The Wednesday email states that officials will reschedule the “Raise Higher Together” block party, which was scheduled to follow Granberg’s investiture in Kogan Plaza on Friday. Officials also canceled “The REVelry” student celebration, which was scheduled for Friday from 6 to 8 p.m. in the University Yard. The email states the Great Hall of the University Student Center will no longer serve as a “Welcome Center” for guests attending the inauguration and converted the “Celebrating GW” symposium on Thursday at 2:30 p.m. into an invite-only event with a livestream option.

“While we looked forward to these events as originally planned, it is important for the University to focus on supporting our community,” the update states.

The announcement comes three days before the Palestinian Youth Movement’s planned national protest in support of Palestinians on Saturday at 2 p.m. at Freedom Plaza, just a few steps from the D.C. Mayor’s Office and White House and about a mile away from campus.

Pro-Palestinian demonstrators marched through campus in a rally from the White House to the State Department last week, demanding Secretary of State Antony Blinken call for a ceasefire in the Israel-Hamas war, which led to the closure of F and 23rd streets for several hours. One demonstrator stood on the steps of Granberg’s F Street residence, while another confronted apparent members of Zeta Beta Tau, a Jewish fraternity, but it’s unclear what spurred the dispute.

Officials will be increasing the GW Police Department and security officers’ presence around campus through the weekend and have assigned security guards to all residence halls, the email states. Granberg, in a separate Tuesday email, announced that officials would be boosting patrols around campus following the Israeli military’s expanded ground offensive in Gaza. It’s unclear how the weekend bump in police presence will affect Granberg’s announced boost.

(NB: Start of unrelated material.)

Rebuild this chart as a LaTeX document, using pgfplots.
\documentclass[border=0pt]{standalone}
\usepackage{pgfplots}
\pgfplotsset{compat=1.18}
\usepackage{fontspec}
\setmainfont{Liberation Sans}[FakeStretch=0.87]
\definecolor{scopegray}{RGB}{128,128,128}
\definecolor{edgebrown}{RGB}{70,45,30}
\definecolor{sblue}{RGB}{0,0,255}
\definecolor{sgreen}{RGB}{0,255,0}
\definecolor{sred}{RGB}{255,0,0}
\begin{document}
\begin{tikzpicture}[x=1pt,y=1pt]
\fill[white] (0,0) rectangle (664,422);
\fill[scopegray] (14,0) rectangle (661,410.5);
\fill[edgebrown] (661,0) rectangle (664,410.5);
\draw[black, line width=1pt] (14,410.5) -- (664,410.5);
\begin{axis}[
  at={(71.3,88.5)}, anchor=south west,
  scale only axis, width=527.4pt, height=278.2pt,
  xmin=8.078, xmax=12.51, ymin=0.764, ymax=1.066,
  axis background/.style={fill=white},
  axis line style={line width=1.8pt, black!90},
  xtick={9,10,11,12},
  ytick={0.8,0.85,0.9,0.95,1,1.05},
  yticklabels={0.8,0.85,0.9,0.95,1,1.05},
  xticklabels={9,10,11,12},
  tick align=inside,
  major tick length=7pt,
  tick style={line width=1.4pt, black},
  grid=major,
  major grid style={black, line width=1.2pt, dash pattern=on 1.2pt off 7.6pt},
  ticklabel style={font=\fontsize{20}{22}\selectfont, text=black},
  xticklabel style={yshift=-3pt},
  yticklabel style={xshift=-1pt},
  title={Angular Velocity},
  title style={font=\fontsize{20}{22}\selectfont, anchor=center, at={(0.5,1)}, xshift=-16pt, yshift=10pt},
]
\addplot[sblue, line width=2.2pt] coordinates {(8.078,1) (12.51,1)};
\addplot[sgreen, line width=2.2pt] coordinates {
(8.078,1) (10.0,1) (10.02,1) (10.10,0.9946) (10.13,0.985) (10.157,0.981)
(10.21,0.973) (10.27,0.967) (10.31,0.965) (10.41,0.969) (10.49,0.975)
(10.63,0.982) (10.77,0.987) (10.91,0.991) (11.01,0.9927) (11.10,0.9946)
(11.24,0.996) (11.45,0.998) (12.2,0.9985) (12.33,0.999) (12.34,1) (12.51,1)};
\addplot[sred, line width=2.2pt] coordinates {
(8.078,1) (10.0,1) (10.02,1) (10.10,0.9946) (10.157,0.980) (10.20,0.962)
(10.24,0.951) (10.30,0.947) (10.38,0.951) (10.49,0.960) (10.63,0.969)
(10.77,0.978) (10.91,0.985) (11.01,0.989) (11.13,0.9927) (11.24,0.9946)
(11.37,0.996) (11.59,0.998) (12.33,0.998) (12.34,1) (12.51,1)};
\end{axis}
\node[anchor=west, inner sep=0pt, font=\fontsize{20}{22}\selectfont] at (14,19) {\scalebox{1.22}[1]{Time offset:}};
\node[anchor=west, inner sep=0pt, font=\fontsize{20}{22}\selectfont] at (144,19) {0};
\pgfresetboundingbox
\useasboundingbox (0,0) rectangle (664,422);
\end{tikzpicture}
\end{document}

The Wednesday statement also reiterates the process for reporting discrimination and bias, an enforcement of the Code of Student Conduct, which outlines “prohibited conduct” for students and student organizations to address reported violations. GW’s Counseling and Psychological Services created a new “post-crisis support space” for community members in need of disaster response intervention and is working with students and campus partners to create additional support and affinity spaces, according to the email.

The announcement comes one day after Granberg released a statement denouncing “casual bigotry” on campus and asking officials to reconcile the right to free speech while upholding community values. She said she met with Jewish, Muslim and Arab community members over the last few weeks and was “alarmed” to hear reports of identity-based mistreatment on campus.

Last week, four members of Students for Justice in Palestine projected messages onto Gelman Library that condemned Israel, GW and Granberg, like “Glory to our Martyrs,” “GW the blood of Palestine is on your hands” and “President Granberg is complicit in genocide in Gaza.” The students stopped their protest after officials demanded they take down the messages, and Granberg released a statement the next day stating the projections were antisemitic and violated GW policy.

The projections caused backlash from GW alumni, advocacy groups and politicians, who asked Granberg to discipline the students involved and threatened to pull their funding contributions to the University. One day after the protest, officials increased security at Gelman and postponed GW’s annual Diversity Summit.